Partha Pratim Mitra is an American neuroscientist, computer scientist and entrepreneur. He is the Crick-Clay Professor of Biomathematics at Cold Spring Harbor Laboratory. Mitra holds the H.N. Mahabala Distinguished Chair in Computational Brain Research at IIT Madras and he was a Senior Visiting Researcher at RIKEN, Tokyo, Japan. In 2014, he founded Clarapath, with an aim to automate tissue sectioning in the clinical laboratory.

==Biography==
Partha Mitra received his PhD in theoretical physics from Harvard University under the guidance of Bertrand Halperin in 1993. He was a member of the Theoretical Physics Department at Bell Laboratories from 1993 to 2003, and an assistant professor in Theoretical Physics at Caltech from 1996 before moving to Cold Spring Harbor Laboratory in 2003 where he is a Crick-Clay professor of biomathematics.
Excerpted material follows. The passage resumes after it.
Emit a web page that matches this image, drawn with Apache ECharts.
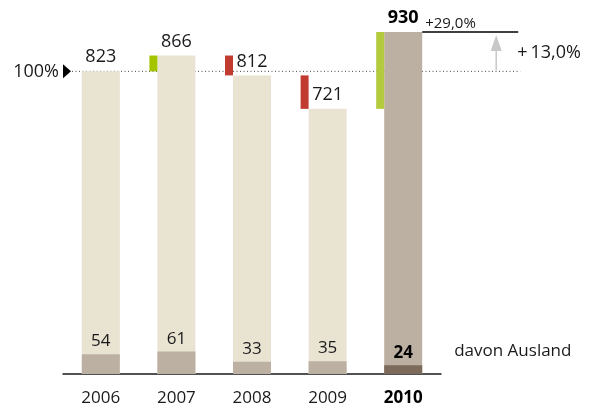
<!DOCTYPE html>
<html>
<head>
<meta charset="utf-8">
<script src="https://cdn.jsdelivr.net/npm/echarts@6/dist/echarts.min.js"></script>
<style>
  html, body { margin: 0; padding: 0; background: #fff; }
  #chart { width: 592px; height: 410px; }
</style>
</head>
<body>
<div id="chart"></div>
<script>
// Umsatz je Jahr, davon Ausland
const years = ['2006', '2007', '2008', '2009', '2010'];
const totals = [823, 866, 812, 721, 930];
const foreign = [54, 61, 33, 35, 24];
const baseIndex = 0;            // 100 % reference year
const lastIndex = years.length - 1;

const FONT = '"Open Sans", "Noto Sans", sans-serif';
const TEXT = '#1a1a1a';
const BEIGE = '#e9e3d2';
const TAUPE = '#bcb0a2';
const BROWN = '#7c6a5a';
const GREEN = '#a5c400';
const GREEN_LIGHT = '#b3cb3c';
const RED = '#c13b31';

function pct(v) {
  return (v >= 0 ? '+' : '\u2212') + Math.abs(v * 100).toFixed(1).replace('.', ',') + '%';
}

// year-on-year change markers: [index, previous total, current total]
const changes = [];
for (let i = 1; i < totals.length; i++) changes.push([i, totals[i - 1], totals[i]]);

const chart = echarts.init(document.getElementById('chart'), null, { renderer: 'canvas' });

chart.setOption({
  animation: false,
  textStyle: { fontFamily: FONT },
  grid: { left: 63, right: 151, top: 32, bottom: 36 },
  xAxis: {
    type: 'category',
    data: years,
    axisTick: { show: false },
    axisLine: { lineStyle: { color: '#1a1a1a', width: 1.5 } },
    axisLabel: {
      interval: 0,
      margin: 16,
      fontSize: 17,
      color: TEXT,
      fontFamily: FONT,
      formatter: (v, i) => i === lastIndex ? '{b|' + v + '}' : v,
      rich: { b: { fontWeight: 'bold', fontSize: 17, color: '#000', fontFamily: FONT } }
    }
  },
  yAxis: { type: 'value', min: 0, max: 930, show: false },
  series: [
    {
      name: 'Umsatz',
      type: 'bar',
      barWidth: 38,
      barGap: '-100%',
      z: 2,
      data: totals.map((v, i) => ({
        value: v,
        itemStyle: { color: i === lastIndex ? TAUPE : BEIGE },
        label: i === lastIndex ? { fontWeight: 'bold', color: '#000' } : {}
      })),
      label: {
        show: true,
        position: 'top',
        distance: 5,
        fontSize: 18,
        color: TEXT,
        fontFamily: FONT
      }
    },
    {
      name: 'davon Ausland',
      type: 'bar',
      barWidth: 38,
      barGap: '-100%',
      z: 3,
      data: foreign.map((v, i) => ({
        value: v,
        itemStyle: { color: i === lastIndex ? BROWN : TAUPE },
        label: i === lastIndex ? { fontWeight: 'bold', color: '#000' } : {}
      })),
      label: {
        show: true,
        position: 'top',
        distance: 4,
        fontSize: 17,
        color: TEXT,
        fontFamily: FONT
      }
    },
    {
      name: 'Veränderung',
      type: 'custom',
      z: 4,
      data: changes,
      renderItem: function (params, api) {
        const idx = api.value(0);
        const from = api.value(1);
        const to = api.value(2);
        const p1 = api.coord([idx, from]);
        const p2 = api.coord([idx, to]);
        const x = p1[0] - 19 - 8;   // just left of the 38px bar
        const y = Math.min(p1[1], p2[1]);
        const h = Math.abs(p1[1] - p2[1]);
        let color = to >= from ? GREEN : RED;
        if (idx === lastIndex && to >= from) color = GREEN_LIGHT;
        return { type: 'rect', shape: { x: x, y: y, width: 8, height: h }, style: { fill: color } };
      }
    }
  ]
});

// Reference annotations (100 % line, growth arrow), positioned from the axes
const base = chart.convertToPixel({ seriesIndex: 0 }, [baseIndex, totals[baseIndex]]);
const last = chart.convertToPixel({ seriesIndex: 0 }, [lastIndex, totals[lastIndex]]);
const lastForeign = chart.convertToPixel({ seriesIndex: 1 }, [lastIndex, foreign[lastIndex]]);
const barRight = last[0] + 19;
const lineEnd = barRight + 96;
const arrowX = barRight + 74;

const growthTotal = totals[lastIndex] / totals[baseIndex] - 1;
const growthPrev = totals[lastIndex] / totals[lastIndex - 1] - 1;

chart.setOption({
  graphic: [
    { // 100 % dotted reference line
      type: 'line', z: 1,
      shape: { x1: 72, y1: base[1], x2: lineEnd + 2, y2: base[1] },
      style: { stroke: '#444', lineWidth: 1, lineDash: [1, 2.5] }
    },
    { // marker triangle
      type: 'polygon', z: 5,
      shape: { points: [[63, base[1] - 7], [71, base[1]], [63, base[1] + 7]] },
      style: { fill: '#000' }
    },
    {
      type: 'text', z: 5,
      style: {
        x: 59, y: base[1] + 1, text: '100%', align: 'right', verticalAlign: 'middle',
        font: '18px ' + FONT, fill: TEXT
      }
    },
    { // level of the latest year
      type: 'line', z: 5,
      shape: { x1: barRight, y1: last[1], x2: lineEnd, y2: last[1] },
      style: { stroke: '#000', lineWidth: 1.5 }
    },
    { // growth arrow shaft
      type: 'line', z: 5,
      shape: { x1: arrowX, y1: base[1] - 1, x2: arrowX, y2: last[1] + 14 },
      style: { stroke: '#c8c8c8', lineWidth: 1.5 }
    },
    { // growth arrow head
      type: 'polygon', z: 5,
      shape: { points: [[arrowX, last[1] + 3], [arrowX + 5.5, last[1] + 19], [arrowX - 5.5, last[1] + 19]] },
      style: { fill: '#c8c8c8' }
    },
    {
      type: 'text', z: 5,
      style: {
        x: lineEnd - 1, y: (last[1] + base[1]) / 2 + 1, text: pct(growthTotal).replace('+', '+\u2009'),
        align: 'left', verticalAlign: 'middle',
        font: '18px ' + FONT, fill: TEXT
      }
    },
    {
      type: 'text', z: 5,
      style: {
        x: barRight + 3, y: last[1] - 8, text: pct(growthPrev), align: 'left', verticalAlign: 'middle',
        font: '15px ' + FONT, fill: TEXT
      }
    },
    {
      type: 'text', z: 5,
      style: {
        x: barRight + 32, y: lastForeign[1] - 14,
        text: 'davon Ausland', align: 'left', verticalAlign: 'middle',
        font: '17px ' + FONT, fill: TEXT
      }
    }
  ]
});
</script>
</body>
</html>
Professor Mitra also holds adjunct positions in the NYU School of Medicine and Weill Cornell Medical College.

==Research==
Mitra's research aims to study the complex biological systems from a “theoretical engineering” perspective. He combines theoretical, computational and experimental approaches and currently understanding how brains work. Professor Mitra initiated the idea of brain-wide mesoscale circuit mapping and founded the Brain Architecture Project, including collaborations with RIKEN Brain Science Institute and Monash University. He has published over 240 research articles in peer-reviewed journals such as Nature, Science, PNAS, PRL with an H-index of 70 and holds thirty-one U.S. patents. He has also co-authored a book titled Observed Brain Dynamics published by the Oxford University Press and has written pieces for Scientific American.